Ordinarily, suction line accumulators are not necessary on A/C units if the system is piped correctly and all of the precautionary guidelines are followed. Refrigerant suction line accumulators should only be installed on systems where liquid flood back to the compressor is highly likely.
One such scenario is when a line set is buried for 10 feet or more. During the off cycle the vapor in the suction line can condense back to a liquid. When the compressor starts, this liquid is pulled back into the compressor and can damage it. Compressors are designed to compress vapor only, they do not like liquid.
Compressor suction line size should never be used as a guideline for sizing an accumulator. Normally, the accumulator is sized for not less that 50% of the total system capacity of refrigerant. Careful consideration must be given when attempting to apply an accumulator on a split system. On any given unit, approximately 80% of the system charge can be found between the compressor and the expansion device during operation. When the system shuts down for long periods, the refrigerant will migrate to the low side of the system and accumulating in the evaporator coil and horizontal suction lines. In the case of buried line sets, this compounds the problem because the liquid is “trapped” in the suction line. The suction line accumulator prevents this condensed liquid and vapor from entering the compressor.
Think of the suction line accumulator as a temporary reservoir for this mixture, designed to meter both the liquid refrigerant and oil back to the compressor at an acceptable rate. This prevents damage to valves, scrolls, crank shafts, etc. Accumulators have a metering device that picks up liquid, vaporizes it, and returns it to the compressor. this prevents liquid slugging and controls oil return.

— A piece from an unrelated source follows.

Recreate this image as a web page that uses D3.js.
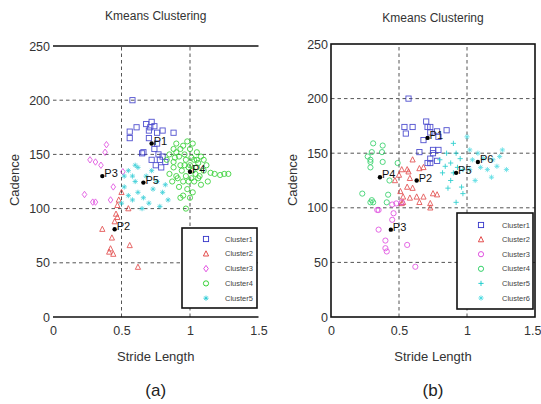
<!DOCTYPE html>
<html><head><meta charset="utf-8">
<script src="https://cdn.jsdelivr.net/npm/d3@7"></script>
<style>body{margin:0;background:#fff}svg{display:block}text{font-family:"Liberation Sans",Arial,sans-serif}</style>
</head><body>
<script>
// ---------- data (Stride Length, Cadence) ----------
const xTicks = [0, 0.5, 1, 1.5];
const yTicks = [0, 50, 100, 150, 200, 250];

// (a) five clusters
const aCluster1 = [[0.58,200],[0.56,171],[0.56,165],[0.61,175],[0.68,178],[0.72,180],[0.70,172],[0.74,176],[0.76,170],[0.80,172],[0.88,170],[0.66,152],[0.74,155],[0.77,150],[0.78,145],[0.80,148],[0.82,143],[0.75,140],[0.72,145],[0.79,138],[0.70,165],[0.76,160],[0.65,151],[0.71,175]];
const aCluster2 = [[0.47,103],[0.46,95],[0.47,92],[0.45,88],[0.36,81],[0.43,73],[0.42,63],[0.44,58],[0.41,60],[0.56,66],[0.62,46],[0.48,108],[0.50,115],[0.55,100]];
const aCluster3 = [[0.39,159],[0.38,152],[0.27,145],[0.31,143],[0.23,113],[0.31,106],[0.42,108],[0.51,134],[0.29,106],[0.44,120],[0.35,140]];
const aCluster4 = [[0.85,150],[0.88,155],[0.90,160],[0.92,148],[0.95,158],[0.98,162],[1.00,155],[1.02,160],[1.05,152],[1.08,148],[1.10,145],[1.03,145],[0.97,145],[0.93,140],[0.88,138],[0.85,132],[0.87,125],[0.90,130],[0.92,120],[0.95,125],[0.97,130],[1.00,140],[1.02,135],[1.05,138],[1.07,130],[1.10,135],[1.12,140],[1.15,133],[1.18,132],[1.22,131],[1.25,132],[1.28,132],[1.13,125],[1.08,122],[1.03,125],[0.98,118],[0.95,112],[0.93,110],[1.00,110],[1.02,115],[0.97,100],[0.88,143],[0.83,145],[0.90,152],[1.05,145],[0.99,138],[0.94,135],[1.06,128],[0.91,128],[1.01,128],[0.96,150],[1.04,132],[0.99,125],[0.93,155],[1.01,147],[0.89,147],[0.96,140],[1.06,142]];
const aCluster5 = [[0.55,135],[0.58,130],[0.62,138],[0.60,125],[0.52,120],[0.55,112],[0.58,108],[0.62,115],[0.66,110],[0.70,105],[0.73,118],[0.76,125],[0.80,115],[0.84,108],[0.78,102],[0.68,130],[0.72,135],[0.50,105],[0.65,100],[0.52,130],[0.60,140],[0.82,122]];
const aCentroids = [["P1",0.72,160],["P2",0.45,81],["P3",0.36,130],["P4",1.0,134],["P5",0.66,124]];

// (b) six clusters
const bCluster1 = [[0.57,200],[0.54,174],[0.55,168],[0.60,174],[0.70,179],[0.73,174],[0.78,170],[0.65,151],[0.75,150],[0.78,143],[0.73,145],[0.71,141],[0.85,171],[0.68,162],[0.73,169],[0.79,165],[0.71,174],[0.75,153],[0.79,153],[0.73,141]];
const bCluster2 = [[0.60,144],[0.68,137],[0.56,135],[0.52,135],[0.57,133],[0.58,127],[0.56,119],[0.51,115],[0.53,110],[0.58,109],[0.63,110],[0.60,118],[0.68,110],[0.75,113],[0.78,112],[0.73,104],[0.65,136],[0.52,104],[0.73,100],[0.65,105],[0.53,105],[0.47,125],[0.50,130]];
const bCluster3 = [[0.35,98],[0.45,103],[0.46,95],[0.45,89],[0.35,80],[0.40,70],[0.40,63],[0.41,60],[0.56,66],[0.62,46],[0.48,104],[0.52,105],[0.34,98]];
const bCluster4 = [[0.31,159],[0.30,151],[0.27,147],[0.29,142],[0.375,151],[0.38,142],[0.29,144],[0.29,137],[0.38,157],[0.23,113],[0.30,107],[0.31,105],[0.42,112],[0.43,125],[0.49,141],[0.29,105],[0.41,105]];
const bCluster5 = [[0.90,159],[0.85,150],[0.80,144],[0.88,141],[0.82,132],[0.88,125],[0.96,119],[0.97,113],[0.97,135],[0.93,137],[0.90,132],[0.86,118],[0.92,105],[0.84,138],[0.95,145],[0.92,150]];
const bCluster6 = [[1.00,165],[1.02,153],[1.04,144],[1.10,137],[1.15,135],[1.19,144],[1.24,147],[1.29,135],[1.26,153],[1.18,128],[1.02,135],[1.08,150],[1.12,145],[1.06,125],[1.22,138]];
const bCentroids = [["P1",0.71,164],["P2",0.63,125],["P3",0.44,80],["P4",0.36,128],["P5",0.92,132],["P6",1.08,142]];

const legendA = ["Cluster1","Cluster2","Cluster3","Cluster4","Cluster5"];
const legendB = ["Cluster1","Cluster2","Cluster3","Cluster4","Cluster5","Cluster6"];

// ---------- drawing ----------
const svg = d3.select("body").append("svg").attr("width",541).attr("height",404);

function marker(g, shape, color, x, y){
  const s = 2.6;
  if(shape==="square"){
    g.append("rect").attr("x",x-s).attr("y",y-s).attr("width",2*s).attr("height",2*s)
      .attr("fill","none").attr("stroke",color).attr("stroke-width",0.9);
  } else if(shape==="circle"){
    g.append("circle").attr("cx",x).attr("cy",y).attr("r",s)
      .attr("fill","none").attr("stroke",color).attr("stroke-width",0.9);
  } else if(shape==="triangle"){
    g.append("path").attr("d",`M${x},${y-s-0.4}L${x+s},${y+s-0.4}L${x-s},${y+s-0.4}Z`)
      .attr("fill","none").attr("stroke",color).attr("stroke-width",0.9);
  } else if(shape==="diamond"){
    g.append("path").attr("d",`M${x},${y-s-0.6}L${x+s-0.3},${y}L${x},${y+s+0.6}L${x-s+0.3},${y}Z`)
      .attr("fill","none").attr("stroke",color).attr("stroke-width",0.9);
  } else if(shape==="plus"){
    g.append("path").attr("d",`M${x-s},${y}H${x+s}M${x},${y-s}V${y+s}`)
      .attr("fill","none").attr("stroke",color).attr("stroke-width",0.9);
  } else if(shape==="star"){
    g.append("path").attr("d",`M${x-s},${y}H${x+s}M${x},${y-s}V${y+s}M${x-s*0.7},${y-s*0.7}L${x+s*0.7},${y+s*0.7}M${x-s*0.7},${y+s*0.7}L${x+s*0.7},${y-s*0.7}`)
      .attr("fill","none").attr("stroke",color).attr("stroke-width",0.8);
  }
}

function panel(cfg){
  const x = d3.scaleLinear().domain([0,1.5]).range(cfg.xr);
  const y = d3.scaleLinear().domain([0,250]).range(cfg.yr);
  const g = svg.append("g");
  // grid
  g.selectAll(".hg").data([50,100,150,200]).enter().append("line")
    .attr("x1",cfg.xr[0]).attr("x2",cfg.xr[1]).attr("y1",d=>y(d)).attr("y2",d=>y(d))
    .attr("stroke","#555").attr("stroke-width",1).attr("stroke-dasharray","3.5,3");
  g.selectAll(".vg").data([0.5,1]).enter().append("line")
    .attr("y1",cfg.yr[0]).attr("y2",cfg.yr[1]).attr("x1",d=>x(d)).attr("x2",d=>x(d))
    .attr("stroke","#555").attr("stroke-width",1).attr("stroke-dasharray","3.5,3");
  // axes frame
  if(cfg.box){
    g.append("rect").attr("x",cfg.xr[0]).attr("y",cfg.yr[1]).attr("width",cfg.xr[1]-cfg.xr[0]).attr("height",cfg.yr[0]-cfg.yr[1])
      .attr("fill","none").attr("stroke","#111").attr("stroke-width",1.6);
  } else {
    [0,250].forEach(v=>g.append("line").attr("x1",cfg.xr[0]).attr("x2",cfg.xr[1]).attr("y1",y(v)).attr("y2",y(v))
      .attr("stroke","#111").attr("stroke-width",1.6));
  }
  // tick labels via axes
  const xa = g.append("g").attr("transform",`translate(0,${cfg.yr[0]})`)
    .call(d3.axisBottom(x).tickValues(xTicks).tickFormat(d3.format("")).tickSize(0).tickPadding(9));
  const ya = g.append("g").attr("transform",`translate(${cfg.xr[0]},0)`)
    .call(d3.axisLeft(y).tickValues(yTicks).tickSize(0).tickPadding(3));
  [xa,ya].forEach(a=>{a.select(".domain").remove();
    a.selectAll("text").attr("font-size",12.5).attr("fill","#333").attr("font-family","Liberation Sans, Arial, sans-serif");});
  if(cfg.box){
    // keep the last x tick label inside the window
    xa.selectAll(".tick").filter(d=>d===1.5).select("text").attr("text-anchor","end").attr("x",6);
  }
  // points
  const pg = g.append("g").attr("opacity",0.85);
  cfg.series.forEach(s=>{ s.data.forEach(p=>marker(pg, s.shape, s.color, x(p[0]), y(p[1]))); });
  // centroids
  cfg.cent.forEach(c=>{
    g.append("circle").attr("cx",x(c[1])).attr("cy",y(c[2])).attr("r",2.2).attr("fill","#000");
    g.append("text").attr("x",x(c[1])+2).attr("y",y(c[2])+1).attr("font-size",11).attr("fill","#111").text(c[0]);
  });
  // title / labels
  const cx = (cfg.xr[0]+cfg.xr[1])/2;
  g.append("text").attr("x",cx).attr("y",cfg.titleY).attr("text-anchor","middle").attr("font-size",12).attr("fill","#333").text("Kmeans Clustering");
  g.append("text").attr("x",cx).attr("y",361).attr("text-anchor","middle").attr("font-size",13).attr("fill","#333").text("Stride Length");
  g.append("text").attr("transform",`translate(${cfg.cadX},180) rotate(-90)`).attr("text-anchor","middle").attr("font-size",13).attr("fill","#333").text("Cadence");
  g.append("text").attr("x",cx).attr("y",396).attr("text-anchor","middle").attr("font-size",17).attr("font-family","Liberation Serif, serif").attr("fill","#222").text(cfg.tag);
  // legend
  const L = cfg.legend;
  g.append("rect").attr("x",L.x).attr("y",L.y).attr("width",L.w).attr("height",L.h).attr("fill","#fff").attr("stroke","#111").attr("stroke-width",1.6);
  cfg.series.forEach((s,i)=>{
    const ry = L.row0 + i*L.step;
    marker(g, s.shape, s.color, L.mx, ry);
    g.append("text").attr("x",L.tx).attr("y",ry+2.5).attr("font-size",7.5).attr("fill","#444").text(L.names[i]);
  });
}

panel({xr:[53,258.5], yr:[317,46], box:false, titleY:20, cadX:19, tag:"(a)",
  series:[{data:aCluster1,shape:"square",color:"#3434c8"},{data:aCluster2,shape:"triangle",color:"#e03a3a"},
          {data:aCluster3,shape:"diamond",color:"#dc3cdc"},{data:aCluster4,shape:"circle",color:"#1fcc1f"},
          {data:aCluster5,shape:"star",color:"#1ec8d2"}],
  cent:aCentroids,
  legend:{x:182,y:228,w:75,h:80,row0:239,step:14.8,mx:206,tx:225,names:legendA}});

panel({xr:[331,535], yr:[317,44], box:true, titleY:22, cadX:297, tag:"(b)",
  series:[{data:bCluster1,shape:"square",color:"#3434c8"},{data:bCluster2,shape:"triangle",color:"#e03a3a"},
          {data:bCluster3,shape:"circle",color:"#dc3cdc"},{data:bCluster4,shape:"circle",color:"#1fcc5a"},
          {data:bCluster5,shape:"plus",color:"#10c8c8"},{data:bCluster6,shape:"star",color:"#40d8e0"}],
  cent:bCentroids,
  legend:{x:457,y:213,w:76,h:96,row0:225,step:14.6,mx:481,tx:502,names:legendB}});
</script>
</body></html>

Vertical accumulators use a U-tube or tube within a tube design to draw gaseous refrigerant off the top of the vessel (see attached drawing). At the bottom of the U-tube, an orifice picks up small amounts of oil and liquid refrigerant and meters it back with the gaseous refrigerant picked up at the top of the vessel. The small amount of liquid refrigerant that is drawn back will boil off in the suction line between the accumulator and compressor. The oil will be carried with the gaseous refrigerant back to the compressor.
Selection of a suction line accumulator should be made on the basis of 3 capabilities:
- The accumulator should have an adequate liquid-holding capacity that can vary with the system. Normally, this should not be less than 50% of the system charge.
- An accumulator should perform without adding excessive pressure drop to the system. Excessive suction pressure drop reduces the capacity of the unit.
- An accumulator should have the capability of returning liquid at the proper rate and under a range of load conditions.
Remember, as stated at the beginning of this post, most split system A/C units do not require suction line accumulators if proper piping is performed. Underground or buried piping IS an exception to that rule!